# Hello From Colorado!



## HorsinaroundinFTC (Feb 9, 2009)

I found this site looking for ideas to help grow out a mane that disappeared with the help of the bale feeder!

I have been a horse lover my whole 41 years of life but only got my own first horse 7 years ago. I bought an old mare from a trader and lost her 3 months later to an impaction colic from a massive hairball.

Then I got a breeding stock Paint mare, then a retired cutter QH mare for the hubby, sold the Paint mare to buy a palomino paint gelding. Then we got an appy colt that I promptly had gelded. Yesterday I sold my palomino gelding to a young gal in Wyoming so I am down to our 29 yr old QH...Docs Jackie Flick and our 5 year old Appy IBIA Ghost Hunter. My goal is to work with Hunter this year and see what we can do. 

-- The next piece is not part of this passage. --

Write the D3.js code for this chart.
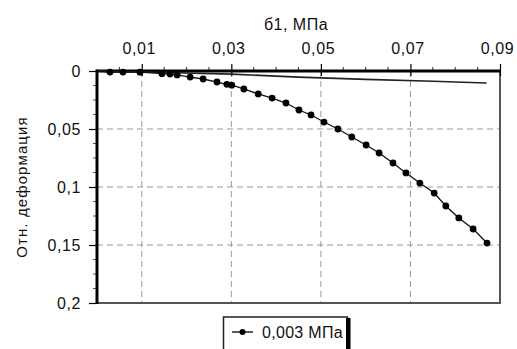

I am anxious to see what I can learn here and hopefully, be able to contibute!


----------



## free_sprtd (Oct 18, 2007)

Hey there! Welcome to the HF. There are a lot of friendly and helpful people here and can't wait to here more from you! Hope you enjoy it here and if you have any questions, feel free to ask.


----------



## Jubilee Rose (May 28, 2008)

Hi and welcome, its great to have you! Like free_sprtd said, if you have any questions don't hesitate to ask. Make yourself at home!


----------



## PoptartShop (Jul 25, 2010)

Welcome to the Horse Forum!  Have fun posting.


----------



## RusticWildFire (Jul 6, 2008)

Welcome to the forum!


----------



## Midwest Paint (Oct 21, 2008)

Greetings from Wyoming! I am sure you will enjoy it here.. And who knows, might see that palamino around here sometime! LOL!


----------